It’s a long time since the FA Amateur Cup ended, infact it’s as far back now as 1974 that the competition that began in 1893 ended, but it’s back in the news at the moment thanks to the 125th anniversary of the Northern League, the league which has Celtic Nation, Penrith and Whitehaven among its members, two of the teams which won the Amateur Cup the most, in Bishop Auckland and Crook Town, being from the Northern League hence the celebrations.
Northern League chairman Mike Amos saying : "The Northern League and the FA Amateur Cup were for many years synonymous. There'd be crowds of up to 100,000 at the finals and 10,000 thronging the streets to welcome them home. The trophy is now quite fragile and the FA gesture to let it return one more time to the region that became its second home is very much appreciated. It will almost certainly never be here again."

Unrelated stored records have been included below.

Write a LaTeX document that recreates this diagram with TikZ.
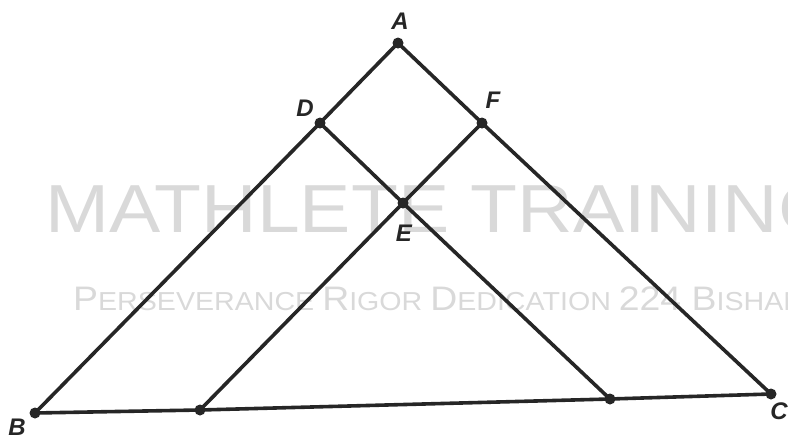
\documentclass[tikz,border=0pt]{standalone}
\usepackage{fontspec}
\setmainfont{Liberation Sans}
\definecolor{ink}{HTML}{262626}
\definecolor{wmgray}{HTML}{D9D9D9}
\newcommand{\bigc}[1]{{\fontsize{34}{34}\selectfont #1}}
\begin{document}
\begin{tikzpicture}[x=1pt,y=-1pt,
  dot/.style={circle,fill=ink,inner sep=0pt,minimum size=11pt},
  lbl/.style={font=\fontsize{24}{24}\selectfont\bfseries\itshape, text=ink, inner sep=0pt},
  seg/.style={line width=3.6pt, draw=ink, line cap=round},
  wm/.style={text=wmgray, inner sep=0pt, font=\fontsize{68}{68}\selectfont},
  wmsmall/.style={text=wmgray, inner sep=0pt, font=\fontsize{26}{26}\selectfont}]
\useasboundingbox (0,0) rectangle (788,442);
\clip (0,0) rectangle (788,442);
% watermark
\node[wm, anchor=base west, xscale=1.13] (wm1) at (45,232) {MATHLETE TRAINING};
\node[wmsmall, anchor=base west, xscale=1.1] (wm2) at (73,310) {\bigc{P}ERSEVERANCE \bigc{R}IGOR \bigc{D}EDICATION \bigc{224 B}ISHAN};
% points
\node[dot] (A) at (398,43) {};
\node[dot] (D) at (320,123) {};
\node[dot] (F) at (482,123) {};
\node[dot] (E) at (403,203) {};
\node[dot] (B) at (35,413) {};
\node[dot] (C) at (771,394) {};
\node[dot] (P) at (200,410) {};
\node[dot] (Q) at (610,399) {};
% segments
\draw[seg] (A.center) -- (D.center) -- (B.center);
\draw[seg] (A.center) -- (F.center) -- (C.center);
\draw[seg] (B.center) -- (P.center) -- (Q.center) -- (C.center);
\draw[seg] (D.center) -- (E.center) -- (Q.center);
\draw[seg] (F.center) -- (E.center) -- (P.center);
% labels
\node[lbl] (lA) at (400,21) {A};
\node[lbl] (lD) at (305,108) {D};
\node[lbl] (lF) at (493,100) {F};
\node[lbl] (lE) at (404,233) {E};
\node[lbl] (lB) at (17,427) {B};
\node[lbl] (lC) at (779,411) {C};
\end{tikzpicture}
\end{document}
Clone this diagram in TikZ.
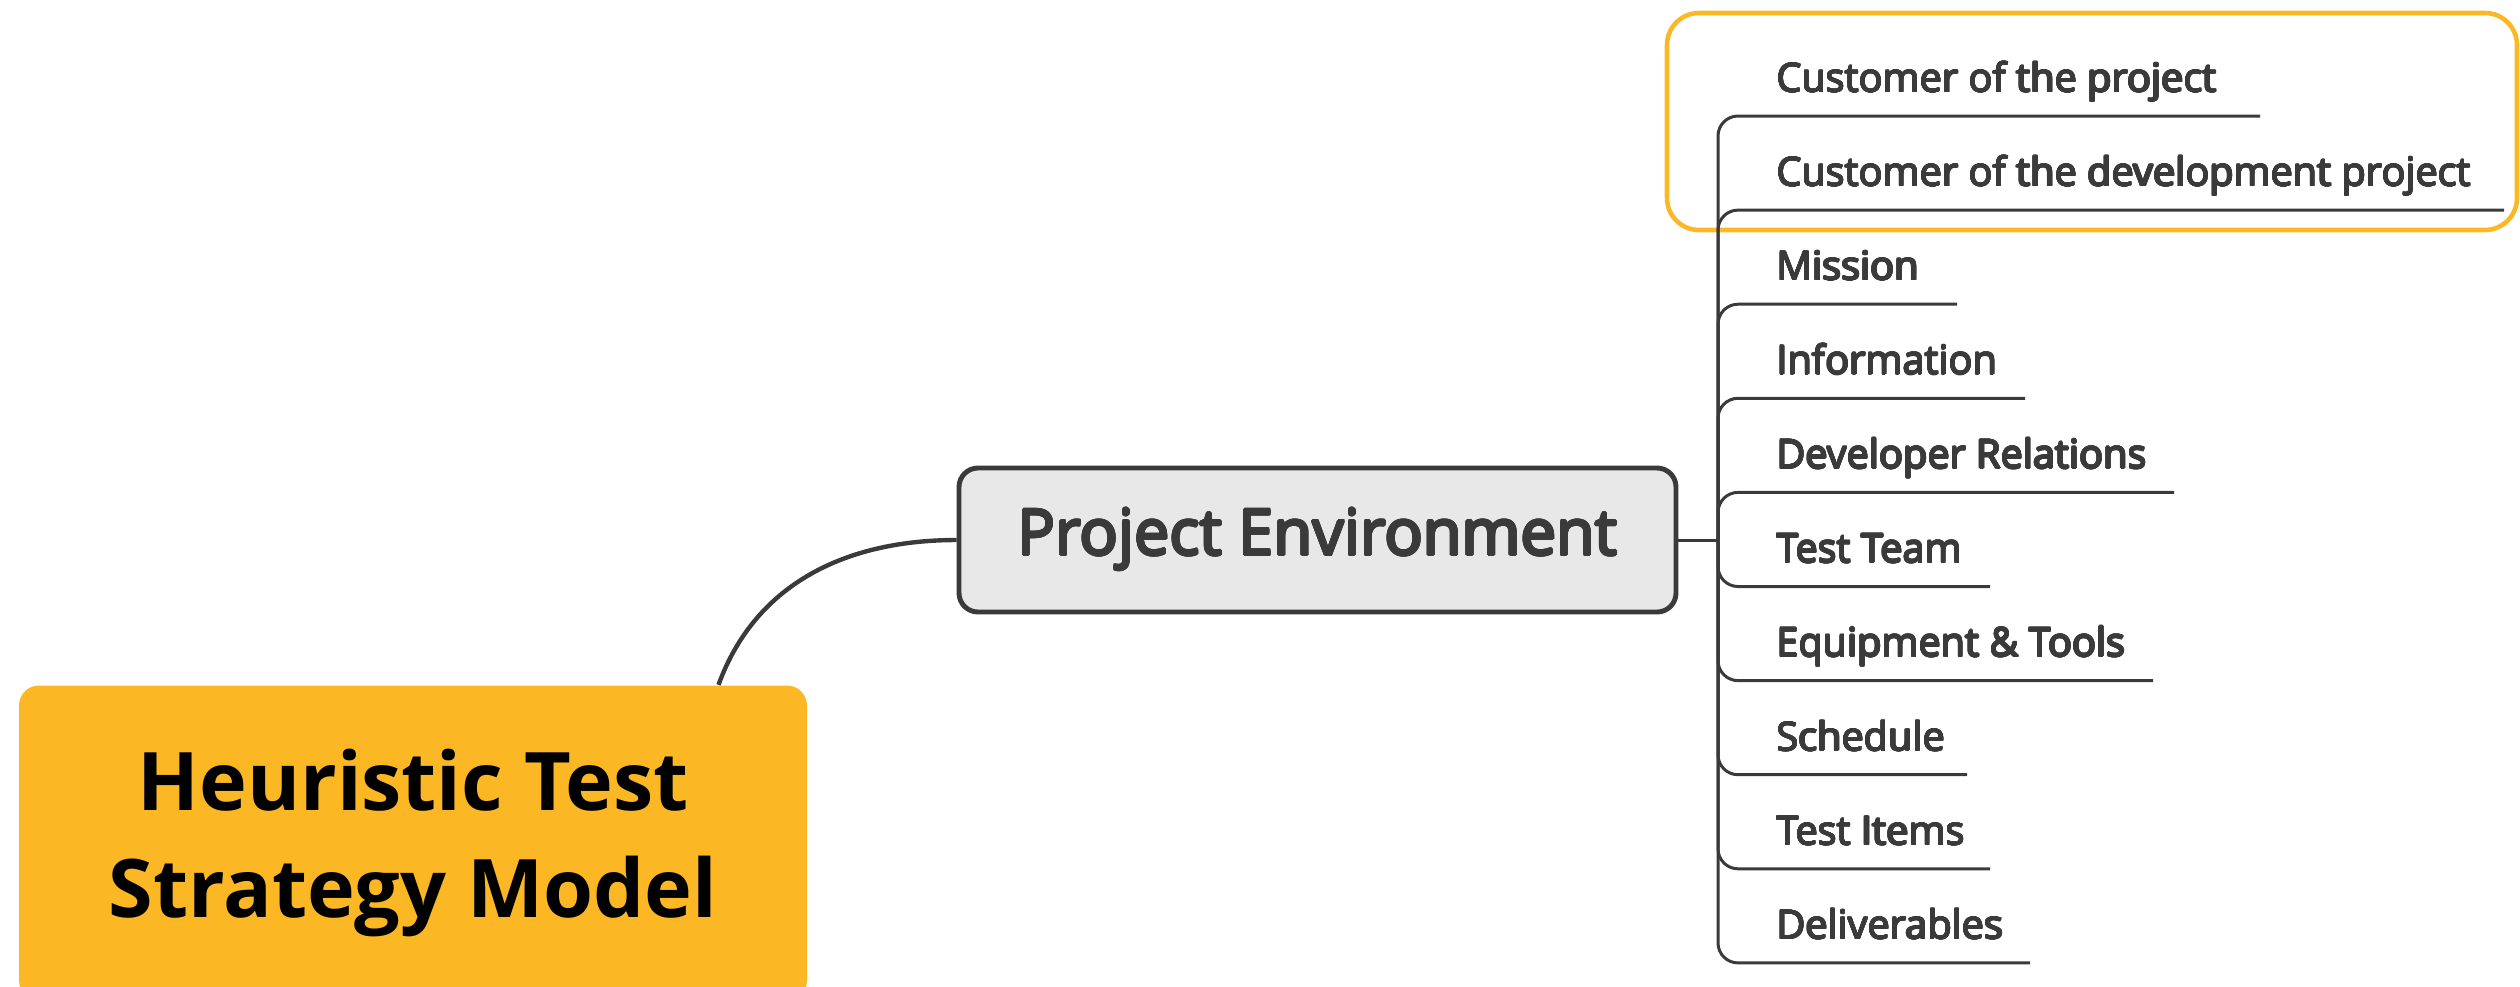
\documentclass[tikz,border=0pt]{standalone}
\usepackage{fontspec}
\setmainfont{Open Sans}
\usepackage[copies]{contour}
\contournumber{16}
\usepackage{tikz}
\usetikzlibrary{calc}
\definecolor{hts}{HTML}{FBB824}
\definecolor{ink}{HTML}{3A3A3A}
\definecolor{boxgray}{HTML}{E8E8E8}
\newcommand{\heavy}[2][0.2pt]{\contourlength{#1}\contour{ink}{#2}}

\begin{document}
\begin{tikzpicture}[
  every node/.style={font=\fontsize{11.3}{13}\selectfont,text=ink},
  rootbox/.style={fill=hts,rounded corners=0.2cm,minimum width=7.88cm,minimum height=3.15cm,align=center,font=\bfseries\fontsize{23}{30.4}\selectfont,text=black},
  envbox/.style={draw=ink,line width=1.4pt,fill=boxgray,rounded corners=0.19cm,minimum width=7.17cm,minimum height=1.44cm,font=\fontsize{18}{22}\selectfont},
  item/.style={anchor=base west,inner sep=0pt},
  link/.style={draw=ink,line width=1.25pt},
  branch/.style={draw=ink,line width=0.85pt,rounded corners=0.2cm},
  hilite/.style={draw=hts,line width=1.3pt,rounded corners=0.32cm}
]
\useasboundingbox (0,0) rectangle (25.2,-9.86);
\draw[hilite] (16.67,-0.13) rectangle (25.17,-2.30);
\node[rootbox] (root) at (4.13,-8.43) {Heuristic Test\\Strategy Model};
\node[envbox] (env) at (13.175,-5.40) {\heavy[0.35pt]{Project Environment}};
\coordinate (hub) at (17.18,-5.40);
\draw[link] ($(root.north west)!0.887!(root.north east)$) to[out=70,in=180] (env.west);
\draw[branch] (env.east) -- (hub);
\foreach \lbl/\ex [count=\i from 0] in {Customer of the project/22.60,
    Customer of the development project/25.04,Mission/19.57,Information/20.25,
    Developer Relations/21.74,Test Team/19.90,Equipment \& Tools/21.53,
    Schedule/19.67,Test Items/19.90,Deliverables/20.30}{
  \node[item] (i\i) at (17.76,{-0.92-0.941*\i}) {\heavy{\lbl}};
  \coordinate (u\i) at (\ex,{-1.16-0.941*\i});
  \draw[branch] (hub) |- (u\i);
}
\end{tikzpicture}
\end{document}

The trophy was greeted a week last Monday at Crook Town’s Millfield Ground by four players from Northern League clubs who were involved in overall victories in the competition between 1950 and 1969. After a civic lunch in Durham the trophy then moved on to the National Football Museum in Manchester to be the centrepiece of a 125 years of the Northern League exhibition which was opened last Thursday by former Northern League player Gary Pallister, ex-of Billingham Town, that exhibition now running until the end of April.
Northern League clubs won the trophy a massive 23 times across seven different teams, those being Bishop Auckland (10 times), Crook Town (5), Stockton (3), Middlesbrough (2), North Shields (1), South Bank (1) and West Hartlepool (1). Middlesbrough’s wins coming in 1895 and 1898 when the club still played at an amateur level only, with Ayresome Park also hosting the final itself on a number of occasions when one of the finalists was from the local area.
Bishop Auckland, as well winning the competition ten times, having also been runners-up on seven different occasions, with one of those defeats coming in a remarkable 1953-54 final against local rivals Crook Town. The showdown drawing an amazing total attendance of 192,000 after it went to two replays, the two sides drawing 2-2 after extra-time first at Wembley Stadium and then St James’ Park before Crook finally took the honours thanks to a 1-0 victory at Ayresome Park.
Those years were the golden days, both for the competition itself and for the success of Northern League sides in it with crowds of 100,000 for five successive finals at Wembley in the 1950s. The first of those finals to achieve that attendance coming in 1950-51 when two-time winners Pegasus beat Bishop Auckland 2-1. The Pegasus team being a host of older Cambridge and Oxford University graduates whose careers had been put hold on by the Second World War, their short-lived life as an Oxford-based football club lasting just 15 years between 1948 and 1963.
As far as the Northern League clubs were concerned, Bishop Auckland were involved in six of the eight finals between 1949-50 and 1956-57, with the club not taking their defeat to Crook to heart as the following three seasons they completed an FA Amateur Cup hat-trick defeating southern clubs Hendon, Corinthian-Casuals and Wycombe Wanderers. Crook meanwhile picking up another three of their five final victories between the 1958-59 and 1963-64 campaigns as three more teams from down south were put to the sword, in Barnet, Hounslow Town and Enfield.
Formed in 1893 due to the domination of the FA Cup by professional clubs, interest in the competition though began to wane by the mid-1960s with crowd sizes for the finals at Wembley Stadium taking a hefty drop. The last final taking place in April 1974 when Bishop’s Stortford defeated Ilford 4-1, as eight of the last ten victories, North Shields and Skelmersdale United aside, went the way of southern clubs, while at the end of that 1973-74 season the Football Association abolished the rule whereby all clubs were officially considered professional or amateur. The FA Trophy, formed in 1969, for clubs currently between Steps 5 and 8 and the FA Vase, formed in 1974 at the end of the FA Amateur Cup, and for clubs from Step 9 and below now filling the void that a proud competition once held.